#### [DATA SHOWN]
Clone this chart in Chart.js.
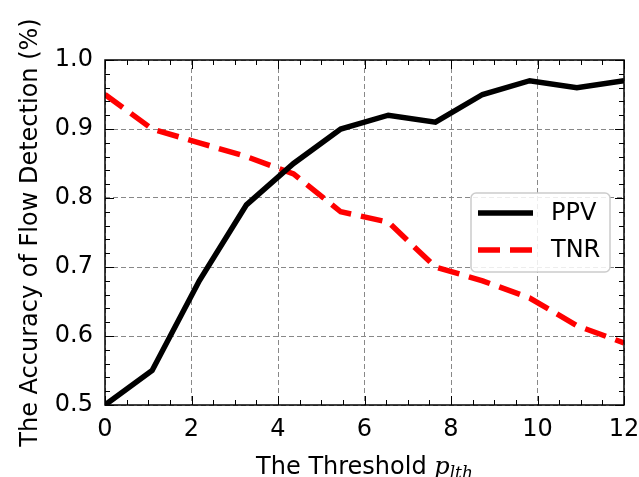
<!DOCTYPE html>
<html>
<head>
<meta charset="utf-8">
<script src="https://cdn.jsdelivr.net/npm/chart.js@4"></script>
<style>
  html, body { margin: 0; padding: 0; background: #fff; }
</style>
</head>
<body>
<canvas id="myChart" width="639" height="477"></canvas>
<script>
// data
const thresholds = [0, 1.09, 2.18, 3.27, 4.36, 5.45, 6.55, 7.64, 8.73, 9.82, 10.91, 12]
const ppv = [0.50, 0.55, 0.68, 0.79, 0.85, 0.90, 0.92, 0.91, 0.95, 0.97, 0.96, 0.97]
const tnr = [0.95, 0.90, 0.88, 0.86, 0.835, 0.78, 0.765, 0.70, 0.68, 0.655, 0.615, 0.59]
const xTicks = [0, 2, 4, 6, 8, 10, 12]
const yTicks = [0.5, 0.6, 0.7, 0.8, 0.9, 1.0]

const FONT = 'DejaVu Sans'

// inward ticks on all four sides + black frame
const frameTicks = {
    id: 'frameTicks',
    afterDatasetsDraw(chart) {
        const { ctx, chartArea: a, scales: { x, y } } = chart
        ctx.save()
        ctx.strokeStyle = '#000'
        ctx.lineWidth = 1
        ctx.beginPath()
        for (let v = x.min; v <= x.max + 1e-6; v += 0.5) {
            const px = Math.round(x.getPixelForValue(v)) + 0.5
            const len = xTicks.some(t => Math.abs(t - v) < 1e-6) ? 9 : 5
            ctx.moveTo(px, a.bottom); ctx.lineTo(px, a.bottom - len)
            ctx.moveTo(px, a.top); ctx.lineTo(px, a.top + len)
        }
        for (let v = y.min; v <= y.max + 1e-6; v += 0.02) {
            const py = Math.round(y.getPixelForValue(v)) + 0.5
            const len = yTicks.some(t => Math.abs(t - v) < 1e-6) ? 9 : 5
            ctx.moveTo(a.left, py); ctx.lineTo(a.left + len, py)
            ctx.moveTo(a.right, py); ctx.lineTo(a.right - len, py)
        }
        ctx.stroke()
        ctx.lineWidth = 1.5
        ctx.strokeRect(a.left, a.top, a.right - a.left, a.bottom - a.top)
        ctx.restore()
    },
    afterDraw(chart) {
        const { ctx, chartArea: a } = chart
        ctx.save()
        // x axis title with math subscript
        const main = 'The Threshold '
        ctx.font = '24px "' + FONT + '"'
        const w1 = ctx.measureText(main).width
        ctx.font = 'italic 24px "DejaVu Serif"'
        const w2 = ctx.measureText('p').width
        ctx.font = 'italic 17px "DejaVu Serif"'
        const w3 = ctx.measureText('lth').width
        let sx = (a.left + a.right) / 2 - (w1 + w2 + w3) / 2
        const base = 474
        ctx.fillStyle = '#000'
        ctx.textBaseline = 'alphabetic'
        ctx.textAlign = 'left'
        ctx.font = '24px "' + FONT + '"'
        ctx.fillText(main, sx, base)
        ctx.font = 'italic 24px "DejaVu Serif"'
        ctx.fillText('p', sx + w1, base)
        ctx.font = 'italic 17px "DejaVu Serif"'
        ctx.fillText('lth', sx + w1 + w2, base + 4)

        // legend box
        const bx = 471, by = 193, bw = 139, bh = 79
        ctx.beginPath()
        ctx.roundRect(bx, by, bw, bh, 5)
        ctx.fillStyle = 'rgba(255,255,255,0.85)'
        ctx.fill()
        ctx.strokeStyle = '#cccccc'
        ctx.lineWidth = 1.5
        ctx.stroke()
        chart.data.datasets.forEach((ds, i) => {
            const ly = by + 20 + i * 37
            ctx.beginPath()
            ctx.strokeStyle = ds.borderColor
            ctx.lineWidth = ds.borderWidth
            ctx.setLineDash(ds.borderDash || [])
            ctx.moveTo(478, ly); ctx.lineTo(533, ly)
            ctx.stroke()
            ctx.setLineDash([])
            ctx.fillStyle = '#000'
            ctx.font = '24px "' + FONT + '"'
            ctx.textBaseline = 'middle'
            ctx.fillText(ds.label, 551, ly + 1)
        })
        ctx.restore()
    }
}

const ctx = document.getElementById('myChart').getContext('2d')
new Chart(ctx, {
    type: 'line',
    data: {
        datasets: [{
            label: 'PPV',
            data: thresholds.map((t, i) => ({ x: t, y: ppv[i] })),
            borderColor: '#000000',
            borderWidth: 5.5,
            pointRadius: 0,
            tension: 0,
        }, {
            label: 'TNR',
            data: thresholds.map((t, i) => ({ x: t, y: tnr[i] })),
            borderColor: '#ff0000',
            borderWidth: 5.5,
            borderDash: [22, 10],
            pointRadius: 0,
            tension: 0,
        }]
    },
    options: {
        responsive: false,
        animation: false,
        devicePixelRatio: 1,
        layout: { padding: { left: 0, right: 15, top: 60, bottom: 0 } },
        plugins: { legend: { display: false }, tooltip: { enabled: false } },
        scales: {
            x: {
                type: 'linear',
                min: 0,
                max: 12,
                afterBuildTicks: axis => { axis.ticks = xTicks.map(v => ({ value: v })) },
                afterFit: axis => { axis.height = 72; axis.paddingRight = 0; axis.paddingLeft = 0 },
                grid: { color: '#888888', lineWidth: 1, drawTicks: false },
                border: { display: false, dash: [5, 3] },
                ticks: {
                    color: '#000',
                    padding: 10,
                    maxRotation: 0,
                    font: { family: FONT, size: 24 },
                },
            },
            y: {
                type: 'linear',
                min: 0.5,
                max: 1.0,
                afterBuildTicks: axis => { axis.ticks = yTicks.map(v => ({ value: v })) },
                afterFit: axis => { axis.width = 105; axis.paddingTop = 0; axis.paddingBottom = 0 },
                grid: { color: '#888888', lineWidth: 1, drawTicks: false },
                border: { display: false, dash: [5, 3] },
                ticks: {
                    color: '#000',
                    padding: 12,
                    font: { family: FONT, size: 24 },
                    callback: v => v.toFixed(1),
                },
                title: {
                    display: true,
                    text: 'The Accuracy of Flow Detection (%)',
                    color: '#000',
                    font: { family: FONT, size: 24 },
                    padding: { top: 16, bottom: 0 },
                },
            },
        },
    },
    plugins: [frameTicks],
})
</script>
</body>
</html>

#### [DIRECTIONS]
Working from the lines above, reproduce the material exactly and exclude its pictures.

#### [RESULT]
Clone this chart in Chart.js.
<!DOCTYPE html>
<html>
<head>
<meta charset="utf-8">
<script src="https://cdn.jsdelivr.net/npm/chart.js@4"></script>
<style>
  html, body { margin: 0; padding: 0; background: #fff; }
</style>
</head>
<body>
<canvas id="myChart" width="639" height="477"></canvas>
<script>
// data
const thresholds = [0, 1.09, 2.18, 3.27, 4.36, 5.45, 6.55, 7.64, 8.73, 9.82, 10.91, 12]
const ppv = [0.50, 0.55, 0.68, 0.79, 0.85, 0.90, 0.92, 0.91, 0.95, 0.97, 0.96, 0.97]
const tnr = [0.95, 0.90, 0.88, 0.86, 0.835, 0.78, 0.765, 0.70, 0.68, 0.655, 0.615, 0.59]
const xTicks = [0, 2, 4, 6, 8, 10, 12]
const yTicks = [0.5, 0.6, 0.7, 0.8, 0.9, 1.0]

const FONT = 'DejaVu Sans'

// inward ticks on all four sides + black frame
const frameTicks = {
    id: 'frameTicks',
    afterDatasetsDraw(chart) {
        const { ctx, chartArea: a, scales: { x, y } } = chart
        ctx.save()
        ctx.strokeStyle = '#000'
        ctx.lineWidth = 1
        ctx.beginPath()
        for (let v = x.min; v <= x.max + 1e-6; v += 0.5) {
            const px = Math.round(x.getPixelForValue(v)) + 0.5
            const len = xTicks.some(t => Math.abs(t - v) < 1e-6) ? 9 : 5
            ctx.moveTo(px, a.bottom); ctx.lineTo(px, a.bottom - len)
            ctx.moveTo(px, a.top); ctx.lineTo(px, a.top + len)
        }
        for (let v = y.min; v <= y.max + 1e-6; v += 0.02) {
            const py = Math.round(y.getPixelForValue(v)) + 0.5
            const len = yTicks.some(t => Math.abs(t - v) < 1e-6) ? 9 : 5
            ctx.moveTo(a.left, py); ctx.lineTo(a.left + len, py)
            ctx.moveTo(a.right, py); ctx.lineTo(a.right - len, py)
        }
        ctx.stroke()
        ctx.lineWidth = 1.5
        ctx.strokeRect(a.left, a.top, a.right - a.left, a.bottom - a.top)
        ctx.restore()
    },
    afterDraw(chart) {
        const { ctx, chartArea: a } = chart
        ctx.save()
        // x axis title with math subscript
        const main = 'The Threshold '
        ctx.font = '24px "' + FONT + '"'
        const w1 = ctx.measureText(main).width
        ctx.font = 'italic 24px "DejaVu Serif"'
        const w2 = ctx.measureText('p').width
        ctx.font = 'italic 17px "DejaVu Serif"'
        const w3 = ctx.measureText('lth').width
        let sx = (a.left + a.right) / 2 - (w1 + w2 + w3) / 2
        const base = 474
        ctx.fillStyle = '#000'
        ctx.textBaseline = 'alphabetic'
        ctx.textAlign = 'left'
        ctx.font = '24px "' + FONT + '"'
        ctx.fillText(main, sx, base)
        ctx.font = 'italic 24px "DejaVu Serif"'
        ctx.fillText('p', sx + w1, base)
        ctx.font = 'italic 17px "DejaVu Serif"'
        ctx.fillText('lth', sx + w1 + w2, base + 4)

        // legend box
        const bx = 471, by = 193, bw = 139, bh = 79
        ctx.beginPath()
        ctx.roundRect(bx, by, bw, bh, 5)
        ctx.fillStyle = 'rgba(255,255,255,0.85)'
        ctx.fill()
        ctx.strokeStyle = '#cccccc'
        ctx.lineWidth = 1.5
        ctx.stroke()
        chart.data.datasets.forEach((ds, i) => {
            const ly = by + 20 + i * 37
            ctx.beginPath()
            ctx.strokeStyle = ds.borderColor
            ctx.lineWidth = ds.borderWidth
            ctx.setLineDash(ds.borderDash || [])
            ctx.moveTo(478, ly); ctx.lineTo(533, ly)
            ctx.stroke()
            ctx.setLineDash([])
            ctx.fillStyle = '#000'
            ctx.font = '24px "' + FONT + '"'
            ctx.textBaseline = 'middle'
            ctx.fillText(ds.label, 551, ly + 1)
        })
        ctx.restore()
    }
}

const ctx = document.getElementById('myChart').getContext('2d')
new Chart(ctx, {
    type: 'line',
    data: {
        datasets: [{
            label: 'PPV',
            data: thresholds.map((t, i) => ({ x: t, y: ppv[i] })),
            borderColor: '#000000',
            borderWidth: 5.5,
            pointRadius: 0,
            tension: 0,
        }, {
            label: 'TNR',
            data: thresholds.map((t, i) => ({ x: t, y: tnr[i] })),
            borderColor: '#ff0000',
            borderWidth: 5.5,
            borderDash: [22, 10],
            pointRadius: 0,
            tension: 0,
        }]
    },
    options: {
        responsive: false,
        animation: false,
        devicePixelRatio: 1,
        layout: { padding: { left: 0, right: 15, top: 60, bottom: 0 } },
        plugins: { legend: { display: false }, tooltip: { enabled: false } },
        scales: {
            x: {
                type: 'linear',
                min: 0,
                max: 12,
                afterBuildTicks: axis => { axis.ticks = xTicks.map(v => ({ value: v })) },
                afterFit: axis => { axis.height = 72; axis.paddingRight = 0; axis.paddingLeft = 0 },
                grid: { color: '#888888', lineWidth: 1, drawTicks: false },
                border: { display: false, dash: [5, 3] },
                ticks: {
                    color: '#000',
                    padding: 10,
                    maxRotation: 0,
                    font: { family: FONT, size: 24 },
                },
            },
            y: {
                type: 'linear',
                min: 0.5,
                max: 1.0,
                afterBuildTicks: axis => { axis.ticks = yTicks.map(v => ({ value: v })) },
                afterFit: axis => { axis.width = 105; axis.paddingTop = 0; axis.paddingBottom = 0 },
                grid: { color: '#888888', lineWidth: 1, drawTicks: false },
                border: { display: false, dash: [5, 3] },
                ticks: {
                    color: '#000',
                    padding: 12,
                    font: { family: FONT, size: 24 },
                    callback: v => v.toFixed(1),
                },
                title: {
                    display: true,
                    text: 'The Accuracy of Flow Detection (%)',
                    color: '#000',
                    font: { family: FONT, size: 24 },
                    padding: { top: 16, bottom: 0 },
                },
            },
        },
    },
    plugins: [frameTicks],
})
</script>
</body>
</html>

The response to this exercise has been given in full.